··· TASK DATA
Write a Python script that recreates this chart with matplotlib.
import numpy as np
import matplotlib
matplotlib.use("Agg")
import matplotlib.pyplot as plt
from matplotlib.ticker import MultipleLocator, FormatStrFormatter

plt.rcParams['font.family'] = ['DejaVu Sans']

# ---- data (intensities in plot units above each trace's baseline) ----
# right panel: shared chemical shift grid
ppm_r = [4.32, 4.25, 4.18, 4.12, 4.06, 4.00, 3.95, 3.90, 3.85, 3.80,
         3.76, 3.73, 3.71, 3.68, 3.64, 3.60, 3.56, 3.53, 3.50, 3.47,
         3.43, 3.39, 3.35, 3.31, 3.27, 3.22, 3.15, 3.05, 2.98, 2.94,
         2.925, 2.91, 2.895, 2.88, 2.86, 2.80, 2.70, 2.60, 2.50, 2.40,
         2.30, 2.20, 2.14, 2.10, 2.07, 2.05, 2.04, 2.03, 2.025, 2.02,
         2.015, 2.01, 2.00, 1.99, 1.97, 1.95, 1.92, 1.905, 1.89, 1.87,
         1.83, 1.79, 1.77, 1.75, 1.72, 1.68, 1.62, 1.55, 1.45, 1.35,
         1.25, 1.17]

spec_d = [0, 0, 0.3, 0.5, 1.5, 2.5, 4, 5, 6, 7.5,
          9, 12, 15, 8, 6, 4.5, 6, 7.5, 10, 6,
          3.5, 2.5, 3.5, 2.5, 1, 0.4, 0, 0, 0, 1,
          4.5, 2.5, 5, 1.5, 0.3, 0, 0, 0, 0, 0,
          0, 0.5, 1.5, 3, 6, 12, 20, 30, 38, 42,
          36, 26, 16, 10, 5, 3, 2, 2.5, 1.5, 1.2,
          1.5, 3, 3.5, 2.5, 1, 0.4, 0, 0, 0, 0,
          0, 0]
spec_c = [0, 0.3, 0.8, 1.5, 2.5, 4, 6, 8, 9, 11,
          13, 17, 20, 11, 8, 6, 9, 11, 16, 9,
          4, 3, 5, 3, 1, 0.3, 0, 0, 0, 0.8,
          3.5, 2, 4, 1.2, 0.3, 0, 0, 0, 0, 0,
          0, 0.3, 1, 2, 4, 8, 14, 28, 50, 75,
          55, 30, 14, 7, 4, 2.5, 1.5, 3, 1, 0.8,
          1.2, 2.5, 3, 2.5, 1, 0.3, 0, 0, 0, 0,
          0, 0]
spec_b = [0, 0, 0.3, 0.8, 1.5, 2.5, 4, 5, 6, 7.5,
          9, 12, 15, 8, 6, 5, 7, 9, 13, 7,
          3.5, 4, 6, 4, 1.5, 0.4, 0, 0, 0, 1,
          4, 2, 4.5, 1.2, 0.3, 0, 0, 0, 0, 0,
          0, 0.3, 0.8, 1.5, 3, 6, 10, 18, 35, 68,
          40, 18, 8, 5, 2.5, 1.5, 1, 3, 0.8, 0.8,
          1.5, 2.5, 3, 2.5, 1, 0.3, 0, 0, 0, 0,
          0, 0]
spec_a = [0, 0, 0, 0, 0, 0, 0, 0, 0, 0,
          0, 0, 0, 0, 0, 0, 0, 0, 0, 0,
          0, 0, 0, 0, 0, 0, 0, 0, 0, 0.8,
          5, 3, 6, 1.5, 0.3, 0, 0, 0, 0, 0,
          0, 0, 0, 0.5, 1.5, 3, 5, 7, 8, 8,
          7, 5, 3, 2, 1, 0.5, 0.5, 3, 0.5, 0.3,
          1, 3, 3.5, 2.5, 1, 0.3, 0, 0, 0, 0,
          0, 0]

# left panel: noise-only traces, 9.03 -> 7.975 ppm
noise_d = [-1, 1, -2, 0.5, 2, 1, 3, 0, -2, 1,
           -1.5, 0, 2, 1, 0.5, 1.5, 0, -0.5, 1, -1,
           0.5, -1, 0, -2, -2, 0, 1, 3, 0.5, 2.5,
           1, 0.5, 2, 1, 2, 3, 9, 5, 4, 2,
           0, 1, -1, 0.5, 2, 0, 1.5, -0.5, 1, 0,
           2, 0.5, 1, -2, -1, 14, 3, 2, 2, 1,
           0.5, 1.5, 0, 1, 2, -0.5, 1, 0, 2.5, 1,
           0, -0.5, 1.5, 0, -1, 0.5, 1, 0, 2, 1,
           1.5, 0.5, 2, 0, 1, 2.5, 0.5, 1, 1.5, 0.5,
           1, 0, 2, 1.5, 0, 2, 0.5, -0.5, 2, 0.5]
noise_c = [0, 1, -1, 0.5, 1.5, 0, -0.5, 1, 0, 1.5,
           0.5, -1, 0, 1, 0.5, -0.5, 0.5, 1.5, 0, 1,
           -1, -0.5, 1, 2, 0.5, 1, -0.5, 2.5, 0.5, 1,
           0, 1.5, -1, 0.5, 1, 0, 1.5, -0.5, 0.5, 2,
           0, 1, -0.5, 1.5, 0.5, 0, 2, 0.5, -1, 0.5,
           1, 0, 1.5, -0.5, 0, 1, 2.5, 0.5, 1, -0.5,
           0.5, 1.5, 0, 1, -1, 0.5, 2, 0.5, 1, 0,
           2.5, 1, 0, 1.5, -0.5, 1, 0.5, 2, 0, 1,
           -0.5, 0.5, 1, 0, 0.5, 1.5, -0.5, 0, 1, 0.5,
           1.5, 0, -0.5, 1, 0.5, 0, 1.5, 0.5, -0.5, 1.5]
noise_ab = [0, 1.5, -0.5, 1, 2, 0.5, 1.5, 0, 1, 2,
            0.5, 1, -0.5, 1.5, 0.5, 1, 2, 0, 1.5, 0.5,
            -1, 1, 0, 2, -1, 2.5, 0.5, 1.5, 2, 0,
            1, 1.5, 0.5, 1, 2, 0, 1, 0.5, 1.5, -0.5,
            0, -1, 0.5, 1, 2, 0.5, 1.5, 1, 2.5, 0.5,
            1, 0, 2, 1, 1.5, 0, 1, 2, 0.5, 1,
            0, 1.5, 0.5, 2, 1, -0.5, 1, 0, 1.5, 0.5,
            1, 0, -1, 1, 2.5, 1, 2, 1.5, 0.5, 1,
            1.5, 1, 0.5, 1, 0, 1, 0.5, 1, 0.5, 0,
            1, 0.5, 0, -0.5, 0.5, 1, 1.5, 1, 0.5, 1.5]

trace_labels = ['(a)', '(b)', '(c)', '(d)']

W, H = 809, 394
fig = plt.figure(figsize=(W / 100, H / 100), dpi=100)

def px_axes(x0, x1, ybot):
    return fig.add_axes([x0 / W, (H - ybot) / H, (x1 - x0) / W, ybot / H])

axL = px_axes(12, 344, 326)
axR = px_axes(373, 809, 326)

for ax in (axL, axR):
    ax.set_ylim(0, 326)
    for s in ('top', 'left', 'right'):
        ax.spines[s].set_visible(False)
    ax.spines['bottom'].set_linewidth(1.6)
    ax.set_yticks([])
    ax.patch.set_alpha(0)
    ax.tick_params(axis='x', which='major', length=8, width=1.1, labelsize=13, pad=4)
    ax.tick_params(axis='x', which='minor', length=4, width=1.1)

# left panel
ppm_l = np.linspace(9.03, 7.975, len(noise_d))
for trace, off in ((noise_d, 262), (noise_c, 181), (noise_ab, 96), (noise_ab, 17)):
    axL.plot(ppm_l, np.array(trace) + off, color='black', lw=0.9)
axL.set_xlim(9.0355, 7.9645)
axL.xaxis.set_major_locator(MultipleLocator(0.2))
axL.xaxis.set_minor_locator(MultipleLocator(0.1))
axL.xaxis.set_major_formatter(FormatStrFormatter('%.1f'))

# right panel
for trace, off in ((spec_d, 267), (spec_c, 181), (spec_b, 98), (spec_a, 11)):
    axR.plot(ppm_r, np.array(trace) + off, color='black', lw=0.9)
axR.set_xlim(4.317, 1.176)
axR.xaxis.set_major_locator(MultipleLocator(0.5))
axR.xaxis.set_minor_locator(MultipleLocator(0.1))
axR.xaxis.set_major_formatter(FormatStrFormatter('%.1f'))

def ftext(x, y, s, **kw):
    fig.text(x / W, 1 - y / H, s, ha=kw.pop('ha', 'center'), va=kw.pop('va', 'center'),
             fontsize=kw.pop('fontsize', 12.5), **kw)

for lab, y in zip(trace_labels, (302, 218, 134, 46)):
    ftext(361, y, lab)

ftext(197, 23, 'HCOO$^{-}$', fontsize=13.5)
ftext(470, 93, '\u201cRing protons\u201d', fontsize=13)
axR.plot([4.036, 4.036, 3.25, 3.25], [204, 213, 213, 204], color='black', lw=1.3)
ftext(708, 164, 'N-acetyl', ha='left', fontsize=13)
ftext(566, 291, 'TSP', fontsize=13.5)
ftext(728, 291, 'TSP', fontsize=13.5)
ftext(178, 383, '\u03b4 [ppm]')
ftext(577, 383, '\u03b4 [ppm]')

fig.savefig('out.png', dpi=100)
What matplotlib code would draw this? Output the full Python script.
······
* [GIVEN REQUEST]:
Return, please, the lines of the data from the first through the line containing "plt.rcParams['font.family'] = ['DejaVu Sans']", both kept, exactly as they stand and nothing more.

* [EXERCISE OUTPUT]:
Write a Python script that recreates this chart with matplotlib.
import numpy as np
import matplotlib
matplotlib.use("Agg")
import matplotlib.pyplot as plt
from matplotlib.ticker import MultipleLocator, FormatStrFormatter

plt.rcParams['font.family'] = ['DejaVu Sans']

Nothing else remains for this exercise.